The charge takes us into the fuzzy world of Proximate Cause, in which the general principle is that a personal injury plaintiff is entitled to compensation for all damages which are the proximate result of his injuries, Wagner v. Mittendorf, 232 NY 481.  But note, if the jury finds the condition would have developed without the trauma of the accident, it must take that into account as bearing on the amount of damages, even though predicting the course of plaintiff’s future, apart from the accident, may be difficult or even impossible, McCahill v. NY Transp. Co., 201 NY 221.

In our opinion, Victor is entitled to be compensated for total blindness.  But contrast PJI 2:282, which concludes, “… The plaintiff can recover only for damage caused by the aggravation of the pre-existing condition, not the condition itself.” (id).  How does that impact on Victor’s entitlement to damages?  Following Lopato v. Kinney, 73 AD2d 565, the jury is obliged to take the plaintiff’s pre-existing condition into account, and to limit its award to the extent it finds the negligence of the defendant further injured or disable the plaintiff.  The opinions of our colleagues in the defense bar about the measure of damages in Victor’s case are not likely to agree with ours.  In the trial of Victor’s case, we argued our position to the jury and defense counsel made the contrary argument.  The Court charged both PJI 2:282 and 2:283, adding that it was up to the jury to determine which legal theory best reflected the facts as they found them to be.  Both sides took exception to the Court’s charge.  In its answers to specific jury interrogatories, the jury found the defendants responsible for Victor’s total blindness.

As in the great body of legal issues where either side can be reasonably or at least colorably supported, the devil is in the details, and the conclusion is often sensitive to the facts of the particular case.  As less obvious scenarios are encountered, the answer to how to measure damages becomes more and more blurred.

There are distinctions between conditions which were dormant, quiescent or latent, or previously symptomatic, but at the time of the accident, in remission, and conditions which were symptomatic, limiting and even disabling before the accident, but because of the trauma of the accident, became more painful, limiting or disabling.  The ultimate decision as to whether a pre-existing condition was precipitated or merely aggravated by an accident revolves around concepts of proximate cause.  Common sense will usually be a guide to the correct result.

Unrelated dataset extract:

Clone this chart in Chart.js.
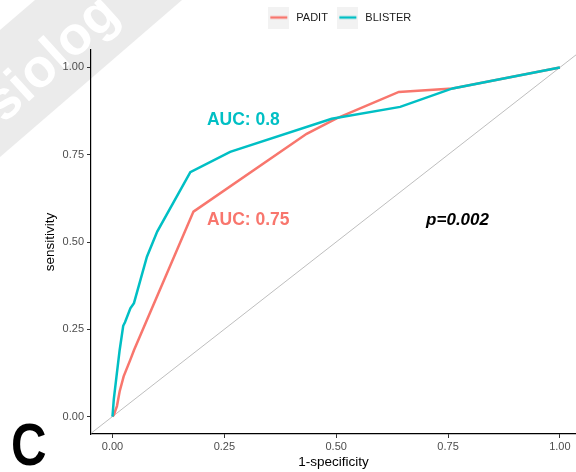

Many personal injury law firms are reluctant to undertake cases where clients had pre-existing conditions, and seek to avoid the complications attendant to cases where a plaintiff had prior surgery, was already disabled, or was otherwise physically, mentally or emotionally limited.  We welcome them for the unique opportunities they present.

(fn1)    New York’s Labor Law, often referred to as the “Scaffold Law” faces an annual assault in the New York State Legislature from the construction and insurance industries and their lobbies.  It survives because the lives it saves and the serious injuries it avoids are statistics that our legislators are unable (so far) to ignore.   

[fn2]        The New York State Industrial Code, charges the owners and general contractors of construction and other projects where employees are required to engage in any operation dangerous to the eyes with a non-delegable duty to provide “…suitable eye protection”.  The failure to do so makes the owner and GC responsible for any resultant eye injury, without proof of traditional concepts of negligence.  Specifically, § 23-1.8 (a) provides:    

Eye protection.  Approved eye protection equipment suitable for the hazard involved shall be provided for and shall be used by all persons while employed in welding, burning or cutting operations or in chipping, cutting or grinding any material from which particles may fly, or while engaged in any other operation which may endanger the eyes.